Para quien vive así, participar de la celebración eucarística no es sino celebrar –de un modo expreso y compartido- lo que está siendo su misma vida cotidiana.

Y se termina definitivamente con cualquier tipo de dualismo o separación entre la fe y la vida, la calle y el templo, la creencia y el comportamiento, “nosotros” y “los demás”…

El camino espiritual, conduciéndonos a la experiencia de la Unidad, barre las fronteras egoicas que habíamos establecido, también las religiosas. Desaparecen los motivos de enfrentamiento por motivos religiosos, porque hemos descubierto que no somos defensores de ninguna “creencia”, sino expresión del Misterio que en todo se manifiesta.

El ‘yo’ no puede vivir sino viendo potenciales “enemigos” a los que enfrentarse o de los que defenderse. El suyo es el reino de la soledad, el miedo y la ansiedad.

Al tomar distancia de él, por la comprensión de que no somos ese ‘yo’ que nuestra mente pensaba, dejamos de percibir la realidad desde la miope e interesada perspectiva egoica, para empezar a experimentarla desde el Misterio que la constituye, porque venimos a caer en la cuenta de que toda ella no está “fuera” de nosotros, sino –como sugería el citado logion del evangelio de Tomás- en nuestro interior.

Está bien que los cristianos adoremos a Jesús-Eucaristía en el pan consagrado, dejándonos sentir habitados por su presencia. Pero sin olvidar que “Corpus Christi” –el cuerpo de Cristo- es todo lo real, en la Red que somos.
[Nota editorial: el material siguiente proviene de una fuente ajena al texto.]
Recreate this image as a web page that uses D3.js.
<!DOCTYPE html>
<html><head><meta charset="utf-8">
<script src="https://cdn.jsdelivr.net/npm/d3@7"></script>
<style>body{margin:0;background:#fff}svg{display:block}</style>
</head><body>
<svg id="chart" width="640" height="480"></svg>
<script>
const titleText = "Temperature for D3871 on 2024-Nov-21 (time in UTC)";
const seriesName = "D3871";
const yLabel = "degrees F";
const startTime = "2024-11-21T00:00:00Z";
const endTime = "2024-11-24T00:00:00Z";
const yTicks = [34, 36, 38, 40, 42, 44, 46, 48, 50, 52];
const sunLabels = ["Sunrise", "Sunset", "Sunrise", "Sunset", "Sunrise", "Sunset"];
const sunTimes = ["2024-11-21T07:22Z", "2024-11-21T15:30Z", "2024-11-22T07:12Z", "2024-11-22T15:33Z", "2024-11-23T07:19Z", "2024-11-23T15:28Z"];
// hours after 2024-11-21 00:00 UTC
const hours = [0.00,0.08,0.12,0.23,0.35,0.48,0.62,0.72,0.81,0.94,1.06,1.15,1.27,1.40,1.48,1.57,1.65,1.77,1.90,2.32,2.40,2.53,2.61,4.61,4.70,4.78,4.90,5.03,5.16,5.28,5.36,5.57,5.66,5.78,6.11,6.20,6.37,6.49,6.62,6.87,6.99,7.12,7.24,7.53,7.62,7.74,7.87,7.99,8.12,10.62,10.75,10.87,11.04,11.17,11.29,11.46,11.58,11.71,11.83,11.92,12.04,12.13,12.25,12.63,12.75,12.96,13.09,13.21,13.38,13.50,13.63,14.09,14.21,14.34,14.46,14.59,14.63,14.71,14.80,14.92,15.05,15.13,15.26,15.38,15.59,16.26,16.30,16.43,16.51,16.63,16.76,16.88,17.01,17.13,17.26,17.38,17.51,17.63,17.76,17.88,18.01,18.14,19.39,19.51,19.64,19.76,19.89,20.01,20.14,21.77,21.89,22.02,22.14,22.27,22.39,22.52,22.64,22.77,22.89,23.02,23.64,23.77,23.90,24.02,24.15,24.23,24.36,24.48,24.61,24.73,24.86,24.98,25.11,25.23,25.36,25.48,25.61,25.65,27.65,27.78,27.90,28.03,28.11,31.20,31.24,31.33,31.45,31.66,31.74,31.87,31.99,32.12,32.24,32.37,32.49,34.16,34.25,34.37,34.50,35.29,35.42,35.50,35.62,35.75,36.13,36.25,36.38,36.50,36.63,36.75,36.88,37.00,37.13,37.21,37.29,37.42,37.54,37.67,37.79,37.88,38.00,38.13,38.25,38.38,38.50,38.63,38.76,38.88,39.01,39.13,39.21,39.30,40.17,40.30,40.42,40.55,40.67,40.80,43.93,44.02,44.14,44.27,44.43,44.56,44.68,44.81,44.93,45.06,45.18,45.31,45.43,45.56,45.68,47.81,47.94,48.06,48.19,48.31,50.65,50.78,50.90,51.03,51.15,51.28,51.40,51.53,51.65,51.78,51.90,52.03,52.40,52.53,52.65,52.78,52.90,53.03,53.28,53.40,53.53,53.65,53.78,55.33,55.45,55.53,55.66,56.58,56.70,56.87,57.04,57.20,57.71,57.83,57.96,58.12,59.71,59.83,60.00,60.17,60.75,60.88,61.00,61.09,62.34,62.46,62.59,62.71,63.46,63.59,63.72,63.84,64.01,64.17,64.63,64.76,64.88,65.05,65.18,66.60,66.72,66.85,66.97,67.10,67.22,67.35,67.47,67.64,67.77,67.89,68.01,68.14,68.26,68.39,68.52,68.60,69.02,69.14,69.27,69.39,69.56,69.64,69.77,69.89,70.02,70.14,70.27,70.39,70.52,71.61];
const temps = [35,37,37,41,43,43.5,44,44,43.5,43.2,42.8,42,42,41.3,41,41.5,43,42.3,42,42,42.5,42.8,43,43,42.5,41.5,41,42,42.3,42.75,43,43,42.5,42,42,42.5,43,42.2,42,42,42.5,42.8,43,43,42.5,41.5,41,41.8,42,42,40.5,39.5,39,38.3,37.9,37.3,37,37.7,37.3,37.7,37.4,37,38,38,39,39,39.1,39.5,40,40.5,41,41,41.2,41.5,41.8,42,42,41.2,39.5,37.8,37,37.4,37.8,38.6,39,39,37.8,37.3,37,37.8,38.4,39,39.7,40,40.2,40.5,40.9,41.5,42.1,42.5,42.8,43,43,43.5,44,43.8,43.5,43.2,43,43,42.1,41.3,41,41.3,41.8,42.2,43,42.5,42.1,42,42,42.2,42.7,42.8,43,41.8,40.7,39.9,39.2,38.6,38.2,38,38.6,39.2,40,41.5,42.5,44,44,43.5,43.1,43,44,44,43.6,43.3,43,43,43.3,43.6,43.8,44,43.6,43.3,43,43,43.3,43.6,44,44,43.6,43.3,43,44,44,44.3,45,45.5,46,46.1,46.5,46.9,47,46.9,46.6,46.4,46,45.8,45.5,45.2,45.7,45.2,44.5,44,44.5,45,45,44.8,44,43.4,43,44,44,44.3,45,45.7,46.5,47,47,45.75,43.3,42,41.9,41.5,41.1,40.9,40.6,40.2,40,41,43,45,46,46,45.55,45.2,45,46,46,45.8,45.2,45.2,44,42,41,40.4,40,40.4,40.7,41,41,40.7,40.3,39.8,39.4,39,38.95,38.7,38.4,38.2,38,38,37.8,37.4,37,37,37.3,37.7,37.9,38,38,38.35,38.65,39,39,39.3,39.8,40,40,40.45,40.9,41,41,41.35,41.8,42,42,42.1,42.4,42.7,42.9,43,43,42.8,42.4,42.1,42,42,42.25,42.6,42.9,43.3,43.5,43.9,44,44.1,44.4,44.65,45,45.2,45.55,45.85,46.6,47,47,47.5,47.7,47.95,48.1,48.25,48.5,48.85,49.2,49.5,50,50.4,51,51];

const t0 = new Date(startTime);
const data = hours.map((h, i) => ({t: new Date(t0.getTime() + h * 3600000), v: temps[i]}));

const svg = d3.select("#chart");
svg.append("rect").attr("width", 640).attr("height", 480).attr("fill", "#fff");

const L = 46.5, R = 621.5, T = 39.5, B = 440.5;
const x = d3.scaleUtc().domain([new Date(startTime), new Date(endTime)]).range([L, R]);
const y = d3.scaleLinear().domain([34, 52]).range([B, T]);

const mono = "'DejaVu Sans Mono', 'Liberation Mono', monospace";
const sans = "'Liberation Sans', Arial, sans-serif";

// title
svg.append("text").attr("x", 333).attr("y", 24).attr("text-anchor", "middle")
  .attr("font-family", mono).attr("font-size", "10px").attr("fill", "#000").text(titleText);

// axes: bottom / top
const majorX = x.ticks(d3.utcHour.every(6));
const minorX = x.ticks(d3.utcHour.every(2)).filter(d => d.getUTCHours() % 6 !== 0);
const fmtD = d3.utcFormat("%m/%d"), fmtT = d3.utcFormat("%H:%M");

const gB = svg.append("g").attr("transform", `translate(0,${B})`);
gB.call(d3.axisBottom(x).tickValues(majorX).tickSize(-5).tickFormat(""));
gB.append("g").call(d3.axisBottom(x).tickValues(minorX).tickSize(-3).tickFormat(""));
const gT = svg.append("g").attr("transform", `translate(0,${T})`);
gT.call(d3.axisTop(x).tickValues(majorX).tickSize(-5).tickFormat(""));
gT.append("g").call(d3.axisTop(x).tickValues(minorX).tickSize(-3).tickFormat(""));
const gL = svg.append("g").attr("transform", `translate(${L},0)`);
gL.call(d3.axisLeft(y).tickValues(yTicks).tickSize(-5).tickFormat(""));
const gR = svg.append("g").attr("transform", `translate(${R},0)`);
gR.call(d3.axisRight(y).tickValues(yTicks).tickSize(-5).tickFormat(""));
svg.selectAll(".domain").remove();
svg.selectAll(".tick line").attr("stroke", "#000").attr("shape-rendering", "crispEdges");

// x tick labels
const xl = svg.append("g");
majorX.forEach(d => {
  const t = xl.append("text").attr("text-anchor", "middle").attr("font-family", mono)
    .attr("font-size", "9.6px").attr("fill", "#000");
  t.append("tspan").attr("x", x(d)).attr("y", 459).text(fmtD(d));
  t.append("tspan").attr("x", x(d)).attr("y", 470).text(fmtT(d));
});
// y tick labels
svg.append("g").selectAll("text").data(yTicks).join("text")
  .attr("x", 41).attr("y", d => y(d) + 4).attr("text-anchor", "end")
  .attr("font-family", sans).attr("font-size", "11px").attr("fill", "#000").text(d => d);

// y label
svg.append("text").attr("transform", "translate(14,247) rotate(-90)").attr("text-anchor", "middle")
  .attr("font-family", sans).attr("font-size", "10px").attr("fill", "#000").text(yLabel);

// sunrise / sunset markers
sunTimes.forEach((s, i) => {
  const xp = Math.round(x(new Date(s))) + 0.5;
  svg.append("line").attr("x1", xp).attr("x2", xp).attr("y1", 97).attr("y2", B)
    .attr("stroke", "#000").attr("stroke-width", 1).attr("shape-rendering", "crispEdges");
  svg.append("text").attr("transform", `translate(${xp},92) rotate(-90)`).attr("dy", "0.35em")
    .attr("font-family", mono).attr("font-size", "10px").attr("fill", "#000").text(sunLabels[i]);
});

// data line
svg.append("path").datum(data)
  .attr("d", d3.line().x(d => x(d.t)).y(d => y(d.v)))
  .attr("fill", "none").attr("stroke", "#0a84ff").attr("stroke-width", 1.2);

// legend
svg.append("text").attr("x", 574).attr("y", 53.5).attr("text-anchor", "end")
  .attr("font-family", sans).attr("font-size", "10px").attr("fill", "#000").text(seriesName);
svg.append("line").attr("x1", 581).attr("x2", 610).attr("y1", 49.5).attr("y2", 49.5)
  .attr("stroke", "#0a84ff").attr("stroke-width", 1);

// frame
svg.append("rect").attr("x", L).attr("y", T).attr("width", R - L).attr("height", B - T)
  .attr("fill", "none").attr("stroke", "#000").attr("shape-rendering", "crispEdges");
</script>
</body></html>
Para ello, necesitamos crecer en Comprensión, la certeza que, haciéndonos tomar distancia del ‘yo’, nos permite experimentar la Unidad y vivir el Amor que somos.

Lo que el ‘yo’ llama “amor” es una realidad pobre, raquítica e inestable, portadora de la marca inevitable del egocentrismo. Y no es extraño que, aun sin mala voluntad, sean precisamente las personas que más dicen amarnos, aquéllas que más sufrimiento nos provoquen; o que más hagamos sufrir a quien más queremos amar. Por eso, con tanta frecuencia, lo que llamamos “amor” se convierte en un juego doloroso y amargo, como canta el gran poeta que es Joaquín Sabina:

“Amor se llama el juego
en el que un par de ciegos
juegan a hacerse daño.
Y cada vez peor, y cada vez más rotos,
y cada vez más yo, y cada vez más tú,
sin rastro de nosotros”.

El “yo” no casa bien con el “nosotros”. Sólo conociendo quiénes somos, se generará un comportamiento amoroso y compasivo. En este sentido, bien podría decirse que la Eucaristía cristiana es la proclamación de nuestra verdad más profunda, en la Unidad del Misterio último de lo Real.